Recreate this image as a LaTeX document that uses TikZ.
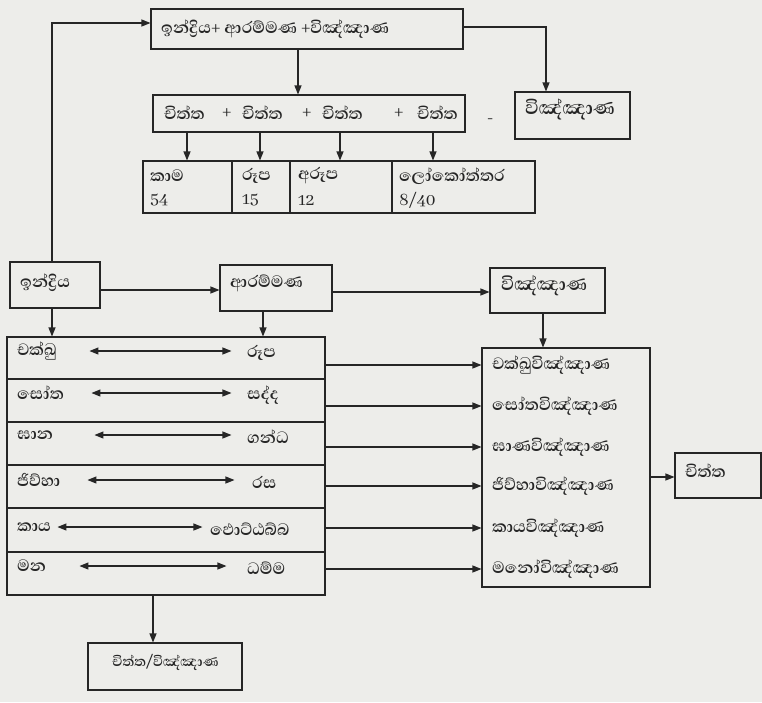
\documentclass[tikz,border=0pt]{standalone}
\usepackage{fontspec}
\newfontfamily\sinhalafnt[Script=Sinhala]{Abhaya Libre}
\usetikzlibrary{arrows.meta,fit}
\definecolor{paper}{RGB}{237,237,234}
\definecolor{ink}{RGB}{38,38,38}
\tikzset{
  box/.style={draw=ink, line width=1.1pt, inner sep=0pt, fit={#1}},
  txt/.style={font=\sinhalafnt\bfseries\fontsize{21}{23}\selectfont, text=ink, inner sep=2pt, anchor=west},
  num/.style={txt, font=\sinhalafnt\fontsize{19}{21}\selectfont},
  arr/.style={draw=ink, line width=1.1pt, -{Triangle[length=9pt,width=7pt]}},
  dbl/.style={draw=ink, line width=1.1pt, {Triangle[length=9pt,width=7pt]}-{Triangle[length=9pt,width=7pt]}},
}
\begin{document}
\begin{tikzpicture}[x=1pt,y=-1pt]
\fill[paper] (0,0) rectangle (762,702);
\useasboundingbox (0,0) rectangle (762,702);

% top
\node[box={(151,9) (463,49)}] (T) {};
\node[txt] (Tt) at (159,29) {ඉන්ද්^^^^200dරිය+ ආරම්මණ +විඤ්ඤාණ};
\node[box={(153,95) (465,132)}] (C) {};
\node[txt] (c1) at (162,113) {චිත්ත};
\node[txt] (p1) at (220,113) {+};
\node[txt] (c2) at (240,113) {චිත්ත};
\node[txt] (p2) at (300,113) {+};
\node[txt] (c3) at (320,113) {චිත්ත};
\node[txt] (p3) at (392,113) {+};
\node[txt] (c4) at (415,113) {චිත්ත};
\node[txt] (dash) at (485,121) {-};
\node[box={(515,92) (630,139)}] (V1) {};
\node[txt, font=\sinhalafnt\bfseries\fontsize{24}{26}\selectfont] (V1t) at (523,110) {විඤ්ඤාණ};

% categories
\node[box={(143,161) (232,213)}] (k1) {};
\node[box={(232,161) (290,213)}] (k2) {};
\node[box={(290,161) (392,213)}] (k3) {};
\node[box={(392,161) (535,213)}] (k4) {};
\node[txt] (k1a) at (148,176) {කාම};
\node[num] (k1b) at (148,200) {54};
\node[txt] (k2a) at (240,176) {රූප};
\node[num] (k2b) at (240,200) {15};
\node[txt] (k3a) at (296,176) {අරූප};
\node[num] (k3b) at (296,200) {12};
\node[txt] (k4a) at (397,176) {ලෝකෝත්තර};
\node[num] (k4b) at (397,200) {8/40};

% middle
\node[box={(10,262) (100,308)}] (ind) {};
\node[txt] (indt) at (18,283) {ඉන්ද්^^^^200dරිය};
\node[box={(220,265) (332,311)}] (A) {};
\node[txt] (At) at (228,283) {ආරම්මණ};
\node[box={(490,268) (605,313)}] (V2) {};
\node[txt, font=\sinhalafnt\bfseries\fontsize{23}{25}\selectfont] (V2t) at (499,286) {විඤ්ඤාණ};

% left table
\node[box={(7,337) (325,379)}] (l1) {};
\node[box={(7,379) (325,422)}] (l2) {};
\node[box={(7,422) (325,465)}] (l3) {};
\node[box={(7,465) (325,508)}] (l4) {};
\node[box={(7,508) (325,552)}] (l5) {};
\node[box={(7,552) (325,595)}] (l6) {};
\node[txt] (a1) at (15,351) {චක්ඛු};
\node[txt] (b1) at (245,353) {රූප};
\node[txt] (a2) at (15,393) {සෝත};
\node[txt] (b2) at (245,395) {සද්ද};
\node[txt] (a3) at (15,435) {ඝාන};
\node[txt] (b3) at (245,437) {ගන්ධ};
\node[txt] (a4) at (15,480) {ජිව්හා};
\node[txt] (b4) at (250,482) {රස};
\node[txt] (a5) at (15,527) {කාය};
\node[txt] (b5) at (208,529) {ඵොට්ඨබ්බ};
\node[txt] (a6) at (15,566) {මන};
\node[txt] (b6) at (245,568) {ධම්ම};

% right box
\node[box={(482,348) (650,587)}] (R) {};
\node[txt] (r1) at (490,365) {චක්ඛුවිඤ්ඤාණ};
\node[txt] (r2) at (490,406) {සෝතවිඤ්ඤාණ};
\node[txt] (r3) at (490,447) {ඝාණවිඤ්ඤාණ};
\node[txt] (r4) at (490,486) {ජිව්හාවිඤ්ඤාණ};
\node[txt] (r5) at (490,528) {කායවිඤ්ඤාණ};
\node[txt] (r6) at (490,569) {මනෝවිඤ්ඤාණ};
\node[box={(675,453) (761,498)}] (C2) {};
\node[txt] (C2t) at (683,471) {චිත්ත};

% bottom
\node[box={(88,643) (242,690)}] (B) {};
\node[txt, font=\sinhalafnt\bfseries\fontsize{17.5}{19}\selectfont] (Bt) at (110,662) {චිත්ත/විඤ්ඤාණ};

% connectors
\draw[arr] ([xshift=-3pt]ind.north) |- ([yshift=6pt]T.west);
\draw[arr] ([yshift=2pt]T.east) -| ([xshift=-26.5pt]V1.north);
\draw[arr] ([xshift=-9pt]T.south) -- ([xshift=-9pt]T.south |- C.north);
\draw[arr] (C.south -| 187,0) -- (k1.north -| 187,0);
\draw[arr] (C.south -| 260,0) -- (k2.north -| 260,0);
\draw[arr] (C.south -| 340,0) -- (k3.north -| 340,0);
\draw[arr] (C.south -| 433,0) -- (k4.north -| 433,0);

\draw[arr] ([yshift=-5pt]ind.east) -- ([yshift=-5pt]ind.east -| A.west);
\draw[arr] ([yshift=-4pt]A.east) -- ([yshift=-4pt]A.east -| V2.west);
\draw[arr] ([xshift=-4.5pt]V2.south) -- ([xshift=-4.5pt]V2.south |- R.north);
\draw[arr] ([xshift=-3pt]ind.south) -- ([xshift=-3pt]ind.south |- l1.north);
\draw[arr] ([xshift=-13pt]A.south) -- ([xshift=-13pt]A.south |- l1.north);

\draw[dbl] ([xshift=83pt]l1.west |- a1.east) -- ([xshift=225pt]l1.west |- a1.east);
\draw[dbl] ([xshift=85pt]l2.west |- a2.east) -- ([xshift=225pt]l2.west |- a2.east);
\draw[dbl] ([xshift=88pt]l3.west |- a3.east) -- ([xshift=225pt]l3.west |- a3.east);
\draw[dbl] ([xshift=81pt]l4.west |- a4.east) -- ([xshift=228pt]l4.west |- a4.east);
\draw[dbl] ([xshift=51pt]l5.west |- a5.east) -- ([xshift=196pt]l5.west |- a5.east);
\draw[dbl] ([xshift=73pt]l6.west |- a6.east) -- ([xshift=220pt]l6.west |- a6.east);

\draw[arr] (l1.east |- r1) -- (R.west |- r1);
\draw[arr] (l2.east |- r2) -- (R.west |- r2);
\draw[arr] (l3.east |- r3) -- (R.west |- r3);
\draw[arr] (l4.east |- r4) -- (R.west |- r4);
\draw[arr] (l5.east |- r5) -- (R.west |- r5);
\draw[arr] (l6.east |- r6) -- (R.west |- r6);

\draw[arr] ([yshift=-9.5pt]R.east) -- ([yshift=-9.5pt]R.east -| C2.west);
\draw[arr] ([xshift=-12pt]B.north |- l6.south) -- ([xshift=-12pt]B.north);
\end{tikzpicture}
\end{document}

- EXERCISE DETAILS:
Without the pictures, write out the whole listing above exactly as it appears.

- CORRECT RESPONSE:
Recreate this image as a LaTeX document that uses TikZ.
\documentclass[tikz,border=0pt]{standalone}
\usepackage{fontspec}
\newfontfamily\sinhalafnt[Script=Sinhala]{Abhaya Libre}
\usetikzlibrary{arrows.meta,fit}
\definecolor{paper}{RGB}{237,237,234}
\definecolor{ink}{RGB}{38,38,38}
\tikzset{
  box/.style={draw=ink, line width=1.1pt, inner sep=0pt, fit={#1}},
  txt/.style={font=\sinhalafnt\bfseries\fontsize{21}{23}\selectfont, text=ink, inner sep=2pt, anchor=west},
  num/.style={txt, font=\sinhalafnt\fontsize{19}{21}\selectfont},
  arr/.style={draw=ink, line width=1.1pt, -{Triangle[length=9pt,width=7pt]}},
  dbl/.style={draw=ink, line width=1.1pt, {Triangle[length=9pt,width=7pt]}-{Triangle[length=9pt,width=7pt]}},
}
\begin{document}
\begin{tikzpicture}[x=1pt,y=-1pt]
\fill[paper] (0,0) rectangle (762,702);
\useasboundingbox (0,0) rectangle (762,702);

% top
\node[box={(151,9) (463,49)}] (T) {};
\node[txt] (Tt) at (159,29) {ඉන්ද්^^^^200dරිය+ ආරම්මණ +විඤ්ඤාණ};
\node[box={(153,95) (465,132)}] (C) {};
\node[txt] (c1) at (162,113) {චිත්ත};
\node[txt] (p1) at (220,113) {+};
\node[txt] (c2) at (240,113) {චිත්ත};
\node[txt] (p2) at (300,113) {+};
\node[txt] (c3) at (320,113) {චිත්ත};
\node[txt] (p3) at (392,113) {+};
\node[txt] (c4) at (415,113) {චිත්ත};
\node[txt] (dash) at (485,121) {-};
\node[box={(515,92) (630,139)}] (V1) {};
\node[txt, font=\sinhalafnt\bfseries\fontsize{24}{26}\selectfont] (V1t) at (523,110) {විඤ්ඤාණ};

% categories
\node[box={(143,161) (232,213)}] (k1) {};
\node[box={(232,161) (290,213)}] (k2) {};
\node[box={(290,161) (392,213)}] (k3) {};
\node[box={(392,161) (535,213)}] (k4) {};
\node[txt] (k1a) at (148,176) {කාම};
\node[num] (k1b) at (148,200) {54};
\node[txt] (k2a) at (240,176) {රූප};
\node[num] (k2b) at (240,200) {15};
\node[txt] (k3a) at (296,176) {අරූප};
\node[num] (k3b) at (296,200) {12};
\node[txt] (k4a) at (397,176) {ලෝකෝත්තර};
\node[num] (k4b) at (397,200) {8/40};

% middle
\node[box={(10,262) (100,308)}] (ind) {};
\node[txt] (indt) at (18,283) {ඉන්ද්^^^^200dරිය};
\node[box={(220,265) (332,311)}] (A) {};
\node[txt] (At) at (228,283) {ආරම්මණ};
\node[box={(490,268) (605,313)}] (V2) {};
\node[txt, font=\sinhalafnt\bfseries\fontsize{23}{25}\selectfont] (V2t) at (499,286) {විඤ්ඤාණ};

% left table
\node[box={(7,337) (325,379)}] (l1) {};
\node[box={(7,379) (325,422)}] (l2) {};
\node[box={(7,422) (325,465)}] (l3) {};
\node[box={(7,465) (325,508)}] (l4) {};
\node[box={(7,508) (325,552)}] (l5) {};
\node[box={(7,552) (325,595)}] (l6) {};
\node[txt] (a1) at (15,351) {චක්ඛු};
\node[txt] (b1) at (245,353) {රූප};
\node[txt] (a2) at (15,393) {සෝත};
\node[txt] (b2) at (245,395) {සද්ද};
\node[txt] (a3) at (15,435) {ඝාන};
\node[txt] (b3) at (245,437) {ගන්ධ};
\node[txt] (a4) at (15,480) {ජිව්හා};
\node[txt] (b4) at (250,482) {රස};
\node[txt] (a5) at (15,527) {කාය};
\node[txt] (b5) at (208,529) {ඵොට්ඨබ්බ};
\node[txt] (a6) at (15,566) {මන};
\node[txt] (b6) at (245,568) {ධම්ම};

% right box
\node[box={(482,348) (650,587)}] (R) {};
\node[txt] (r1) at (490,365) {චක්ඛුවිඤ්ඤාණ};
\node[txt] (r2) at (490,406) {සෝතවිඤ්ඤාණ};
\node[txt] (r3) at (490,447) {ඝාණවිඤ්ඤාණ};
\node[txt] (r4) at (490,486) {ජිව්හාවිඤ්ඤාණ};
\node[txt] (r5) at (490,528) {කායවිඤ්ඤාණ};
\node[txt] (r6) at (490,569) {මනෝවිඤ්ඤාණ};
\node[box={(675,453) (761,498)}] (C2) {};
\node[txt] (C2t) at (683,471) {චිත්ත};

% bottom
\node[box={(88,643) (242,690)}] (B) {};
\node[txt, font=\sinhalafnt\bfseries\fontsize{17.5}{19}\selectfont] (Bt) at (110,662) {චිත්ත/විඤ්ඤාණ};

% connectors
\draw[arr] ([xshift=-3pt]ind.north) |- ([yshift=6pt]T.west);
\draw[arr] ([yshift=2pt]T.east) -| ([xshift=-26.5pt]V1.north);
\draw[arr] ([xshift=-9pt]T.south) -- ([xshift=-9pt]T.south |- C.north);
\draw[arr] (C.south -| 187,0) -- (k1.north -| 187,0);
\draw[arr] (C.south -| 260,0) -- (k2.north -| 260,0);
\draw[arr] (C.south -| 340,0) -- (k3.north -| 340,0);
\draw[arr] (C.south -| 433,0) -- (k4.north -| 433,0);

\draw[arr] ([yshift=-5pt]ind.east) -- ([yshift=-5pt]ind.east -| A.west);
\draw[arr] ([yshift=-4pt]A.east) -- ([yshift=-4pt]A.east -| V2.west);
\draw[arr] ([xshift=-4.5pt]V2.south) -- ([xshift=-4.5pt]V2.south |- R.north);
\draw[arr] ([xshift=-3pt]ind.south) -- ([xshift=-3pt]ind.south |- l1.north);
\draw[arr] ([xshift=-13pt]A.south) -- ([xshift=-13pt]A.south |- l1.north);

\draw[dbl] ([xshift=83pt]l1.west |- a1.east) -- ([xshift=225pt]l1.west |- a1.east);
\draw[dbl] ([xshift=85pt]l2.west |- a2.east) -- ([xshift=225pt]l2.west |- a2.east);
\draw[dbl] ([xshift=88pt]l3.west |- a3.east) -- ([xshift=225pt]l3.west |- a3.east);
\draw[dbl] ([xshift=81pt]l4.west |- a4.east) -- ([xshift=228pt]l4.west |- a4.east);
\draw[dbl] ([xshift=51pt]l5.west |- a5.east) -- ([xshift=196pt]l5.west |- a5.east);
\draw[dbl] ([xshift=73pt]l6.west |- a6.east) -- ([xshift=220pt]l6.west |- a6.east);

\draw[arr] (l1.east |- r1) -- (R.west |- r1);
\draw[arr] (l2.east |- r2) -- (R.west |- r2);
\draw[arr] (l3.east |- r3) -- (R.west |- r3);
\draw[arr] (l4.east |- r4) -- (R.west |- r4);
\draw[arr] (l5.east |- r5) -- (R.west |- r5);
\draw[arr] (l6.east |- r6) -- (R.west |- r6);

\draw[arr] ([yshift=-9.5pt]R.east) -- ([yshift=-9.5pt]R.east -| C2.west);
\draw[arr] ([xshift=-12pt]B.north |- l6.south) -- ([xshift=-12pt]B.north);
\end{tikzpicture}
\end{document}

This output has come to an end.